TASK INSTRUCTIONS: Extract the whole listing as it stands. Do not include the pictures.

___ SUPPLIED DATA

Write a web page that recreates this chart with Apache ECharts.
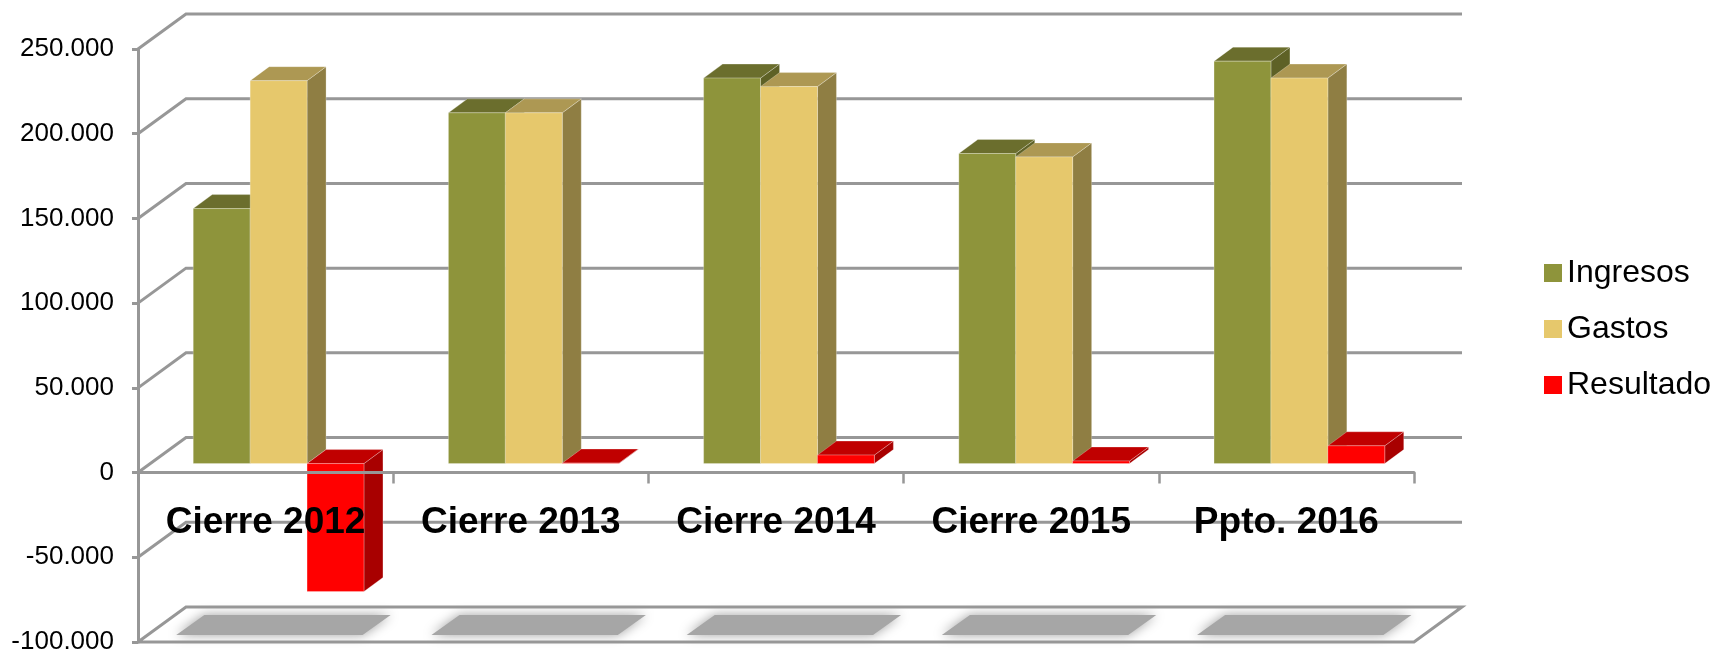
<!DOCTYPE html>
<html>
<head>
<meta charset="utf-8">
<title>Cierres y presupuesto</title>
<script src="https://cdn.jsdelivr.net/npm/echarts@6/dist/echarts.min.js"></script>
<style>
  html, body { margin: 0; padding: 0; background: #fff; }
  #chart { width: 1715px; height: 654px; }
</style>
</head>
<body>
<div id="chart"></div>
<script>
// datos
const categories = ['Cierre 2012', 'Cierre 2013', 'Cierre 2014', 'Cierre 2015', 'Ppto. 2016']
const ingresos = [150500, 207000, 227500, 183000, 237500]
const gastos = [226000, 207000, 222500, 181000, 227500]
const resultado = [-75500, 300, 5000, 1500, 10500]
const yTicks = [-100000, -50000, 0, 50000, 100000, 150000, 200000, 250000]

// perspectiva del 3D, en px
const wallDx = 48
const wallDy = 35
const barFrontDx = 13
const barFrontDy = 9
const barBackDx = 32
const barBackDy = 23
const barRatio = 0.223

const gridColor = '#979797'

// caras: frontal, superior, lateral
const faces = {
  Ingresos: ['#8e943b', '#6b6e2d', '#5e6126'],
  Gastos: ['#e6c86c', '#ad9853', '#8f7e43'],
  Resultado: ['#ff0000', '#c00000', '#a80000']
}

const edge = { stroke: 'rgba(255,255,255,0.25)', lineWidth: 1 }

function poly(points, fill) {
  return { type: 'polygon', shape: { points }, style: { fill, ...edge } }
}

function barRenderer(name, slot) {
  const [front, top, side] = faces[name]
  return function (params, api) {
    const band = api.size([1, 0])[0]
    const w = band * barRatio
    const cx = api.coord([api.value(0), 0])[0]
    const x0 = cx + (slot - 1.5) * w + barFrontDx
    const x1 = x0 + w
    const yZero = api.coord([api.value(0), 0])[1] - barFrontDy
    const yVal = api.coord([api.value(0), api.value(1)])[1] - barFrontDy
    const yTop = Math.min(yZero, yVal)
    const yBot = Math.max(yZero, yVal)
    const dx = barBackDx - barFrontDx
    const dy = barBackDy - barFrontDy
    return {
      type: 'group',
      children: [
        poly([[x1, yTop], [x1 + dx, yTop - dy], [x1 + dx, yBot - dy], [x1, yBot]], side),
        poly([[x0, yTop], [x0 + dx, yTop - dy], [x1 + dx, yTop - dy], [x1, yTop]], top),
        poly([[x0, yTop], [x1, yTop], [x1, yBot], [x0, yBot]], front)
      ]
    }
  }
}

function barSeries(name, values, slot) {
  return {
    name,
    type: 'custom',
    z: 3,
    itemStyle: { color: faces[name][0] },
    renderItem: barRenderer(name, slot),
    encode: { x: 0, y: 1 },
    data: values.map((v, i) => [i, v])
  }
}

function line(points) {
  return {
    type: 'polyline',
    shape: { points },
    style: { fill: null, stroke: gridColor, lineWidth: 3 }
  }
}

// paredes del fondo y lateral
function renderWall(params, api) {
  const rect = params.coordSys
  const y = api.coord([0, api.value(0)])[1]
  const left = rect.x
  const right = rect.x + rect.width
  const pts = [[left, y], [left + wallDx, y - wallDy], [right + wallDx, y - wallDy]]
  // el suelo se cierra por delante
  if (api.value(0) === yTicks[0]) pts.push([right, y], [left, y])
  return line(pts)
}

// sombras sobre el suelo
function renderShadow(params, api) {
  const band = api.size([1, 0])[0]
  const start = api.coord([api.value(0), yTicks[0]])[0] - band / 2
  const y = api.coord([api.value(0), yTicks[0]])[1]
  return {
    type: 'polygon',
    shape: {
      points: [
        [start + band * 0.26, y - 27],
        [start + band * 0.99, y - 27],
        [start + band * 0.88, y - 7],
        [start + band * 0.15, y - 7]
      ]
    },
    style: { fill: '#a6a6a6', shadowBlur: 12, shadowColor: '#a0a0a0' }
  }
}

const chart = echarts.init(document.getElementById('chart'), null, { renderer: 'canvas' })

chart.setOption({
  animation: false,
  backgroundColor: '#fff',
  textStyle: { fontFamily: '"Liberation Sans", Arial, sans-serif' },
  grid: { left: 138, top: 49, width: 1276, height: 593, outerBoundsMode: 'none' },
  legend: {
    left: 1539,
    top: 252,
    orient: 'vertical',
    icon: 'rect',
    itemWidth: 18,
    itemHeight: 18,
    itemGap: 24,
    data: ['Ingresos', 'Gastos', 'Resultado'],
    textStyle: { fontSize: 32, color: '#000' }
  },
  xAxis: {
    type: 'category',
    data: categories,
    z: 10,
    axisLine: { onZero: true, lineStyle: { color: gridColor, width: 3 } },
    axisTick: { show: true, interval: 0, length: 11, lineStyle: { color: gridColor, width: 2.5 } },
    // las etiquetas se quedan abajo con onZero, el margen negativo las sube
    axisLabel: { interval: 0, margin: -138, fontSize: 37, fontWeight: 'bold', color: '#000' },
    splitLine: { show: false }
  },
  yAxis: {
    type: 'value',
    min: -100000,
    max: 250000,
    interval: 50000,
    axisLine: { show: true, lineStyle: { color: gridColor, width: 3 } },
    axisTick: { show: true, length: 6, lineStyle: { color: gridColor, width: 3 } },
    axisLabel: {
      margin: 24,
      fontSize: 26,
      color: '#000',
      padding: [6, 0, 0, 0],
      formatter: (v) => String(v).replace(/\B(?=(\d{3})+$)/g, '.')
    },
    splitLine: { show: false }
  },
  series: [
    {
      type: 'custom',
      name: 'shadow',
      silent: true,
      z: 1,
      renderItem: renderShadow,
      encode: { x: 0 },
      data: categories.map((c, i) => [i])
    },
    {
      type: 'custom',
      name: 'wall',
      silent: true,
      z: 1,
      renderItem: renderWall,
      encode: { y: 0 },
      data: yTicks.map((v) => [v])
    },
    barSeries('Ingresos', ingresos, 0),
    barSeries('Gastos', gastos, 1),
    barSeries('Resultado', resultado, 2)
  ]
})
</script>
</body>
</html>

______

FINISHED EXERCISE:
Write a web page that recreates this chart with Apache ECharts.
<!DOCTYPE html>
<html>
<head>
<meta charset="utf-8">
<title>Cierres y presupuesto</title>
<script src="https://cdn.jsdelivr.net/npm/echarts@6/dist/echarts.min.js"></script>
<style>
  html, body { margin: 0; padding: 0; background: #fff; }
  #chart { width: 1715px; height: 654px; }
</style>
</head>
<body>
<div id="chart"></div>
<script>
// datos
const categories = ['Cierre 2012', 'Cierre 2013', 'Cierre 2014', 'Cierre 2015', 'Ppto. 2016']
const ingresos = [150500, 207000, 227500, 183000, 237500]
const gastos = [226000, 207000, 222500, 181000, 227500]
const resultado = [-75500, 300, 5000, 1500, 10500]
const yTicks = [-100000, -50000, 0, 50000, 100000, 150000, 200000, 250000]

// perspectiva del 3D, en px
const wallDx = 48
const wallDy = 35
const barFrontDx = 13
const barFrontDy = 9
const barBackDx = 32
const barBackDy = 23
const barRatio = 0.223

const gridColor = '#979797'

// caras: frontal, superior, lateral
const faces = {
  Ingresos: ['#8e943b', '#6b6e2d', '#5e6126'],
  Gastos: ['#e6c86c', '#ad9853', '#8f7e43'],
  Resultado: ['#ff0000', '#c00000', '#a80000']
}

const edge = { stroke: 'rgba(255,255,255,0.25)', lineWidth: 1 }

function poly(points, fill) {
  return { type: 'polygon', shape: { points }, style: { fill, ...edge } }
}

function barRenderer(name, slot) {
  const [front, top, side] = faces[name]
  return function (params, api) {
    const band = api.size([1, 0])[0]
    const w = band * barRatio
    const cx = api.coord([api.value(0), 0])[0]
    const x0 = cx + (slot - 1.5) * w + barFrontDx
    const x1 = x0 + w
    const yZero = api.coord([api.value(0), 0])[1] - barFrontDy
    const yVal = api.coord([api.value(0), api.value(1)])[1] - barFrontDy
    const yTop = Math.min(yZero, yVal)
    const yBot = Math.max(yZero, yVal)
    const dx = barBackDx - barFrontDx
    const dy = barBackDy - barFrontDy
    return {
      type: 'group',
      children: [
        poly([[x1, yTop], [x1 + dx, yTop - dy], [x1 + dx, yBot - dy], [x1, yBot]], side),
        poly([[x0, yTop], [x0 + dx, yTop - dy], [x1 + dx, yTop - dy], [x1, yTop]], top),
        poly([[x0, yTop], [x1, yTop], [x1, yBot], [x0, yBot]], front)
      ]
    }
  }
}

function barSeries(name, values, slot) {
  return {
    name,
    type: 'custom',
    z: 3,
    itemStyle: { color: faces[name][0] },
    renderItem: barRenderer(name, slot),
    encode: { x: 0, y: 1 },
    data: values.map((v, i) => [i, v])
  }
}

function line(points) {
  return {
    type: 'polyline',
    shape: { points },
    style: { fill: null, stroke: gridColor, lineWidth: 3 }
  }
}

// paredes del fondo y lateral
function renderWall(params, api) {
  const rect = params.coordSys
  const y = api.coord([0, api.value(0)])[1]
  const left = rect.x
  const right = rect.x + rect.width
  const pts = [[left, y], [left + wallDx, y - wallDy], [right + wallDx, y - wallDy]]
  // el suelo se cierra por delante
  if (api.value(0) === yTicks[0]) pts.push([right, y], [left, y])
  return line(pts)
}

// sombras sobre el suelo
function renderShadow(params, api) {
  const band = api.size([1, 0])[0]
  const start = api.coord([api.value(0), yTicks[0]])[0] - band / 2
  const y = api.coord([api.value(0), yTicks[0]])[1]
  return {
    type: 'polygon',
    shape: {
      points: [
        [start + band * 0.26, y - 27],
        [start + band * 0.99, y - 27],
        [start + band * 0.88, y - 7],
        [start + band * 0.15, y - 7]
      ]
    },
    style: { fill: '#a6a6a6', shadowBlur: 12, shadowColor: '#a0a0a0' }
  }
}

const chart = echarts.init(document.getElementById('chart'), null, { renderer: 'canvas' })

chart.setOption({
  animation: false,
  backgroundColor: '#fff',
  textStyle: { fontFamily: '"Liberation Sans", Arial, sans-serif' },
  grid: { left: 138, top: 49, width: 1276, height: 593, outerBoundsMode: 'none' },
  legend: {
    left: 1539,
    top: 252,
    orient: 'vertical',
    icon: 'rect',
    itemWidth: 18,
    itemHeight: 18,
    itemGap: 24,
    data: ['Ingresos', 'Gastos', 'Resultado'],
    textStyle: { fontSize: 32, color: '#000' }
  },
  xAxis: {
    type: 'category',
    data: categories,
    z: 10,
    axisLine: { onZero: true, lineStyle: { color: gridColor, width: 3 } },
    axisTick: { show: true, interval: 0, length: 11, lineStyle: { color: gridColor, width: 2.5 } },
    // las etiquetas se quedan abajo con onZero, el margen negativo las sube
    axisLabel: { interval: 0, margin: -138, fontSize: 37, fontWeight: 'bold', color: '#000' },
    splitLine: { show: false }
  },
  yAxis: {
    type: 'value',
    min: -100000,
    max: 250000,
    interval: 50000,
    axisLine: { show: true, lineStyle: { color: gridColor, width: 3 } },
    axisTick: { show: true, length: 6, lineStyle: { color: gridColor, width: 3 } },
    axisLabel: {
      margin: 24,
      fontSize: 26,
      color: '#000',
      padding: [6, 0, 0, 0],
      formatter: (v) => String(v).replace(/\B(?=(\d{3})+$)/g, '.')
    },
    splitLine: { show: false }
  },
  series: [
    {
      type: 'custom',
      name: 'shadow',
      silent: true,
      z: 1,
      renderItem: renderShadow,
      encode: { x: 0 },
      data: categories.map((c, i) => [i])
    },
    {
      type: 'custom',
      name: 'wall',
      silent: true,
      z: 1,
      renderItem: renderWall,
      encode: { y: 0 },
      data: yTicks.map((v) => [v])
    },
    barSeries('Ingresos', ingresos, 0),
    barSeries('Gastos', gastos, 1),
    barSeries('Resultado', resultado, 2)
  ]
})
</script>
</body>
</html>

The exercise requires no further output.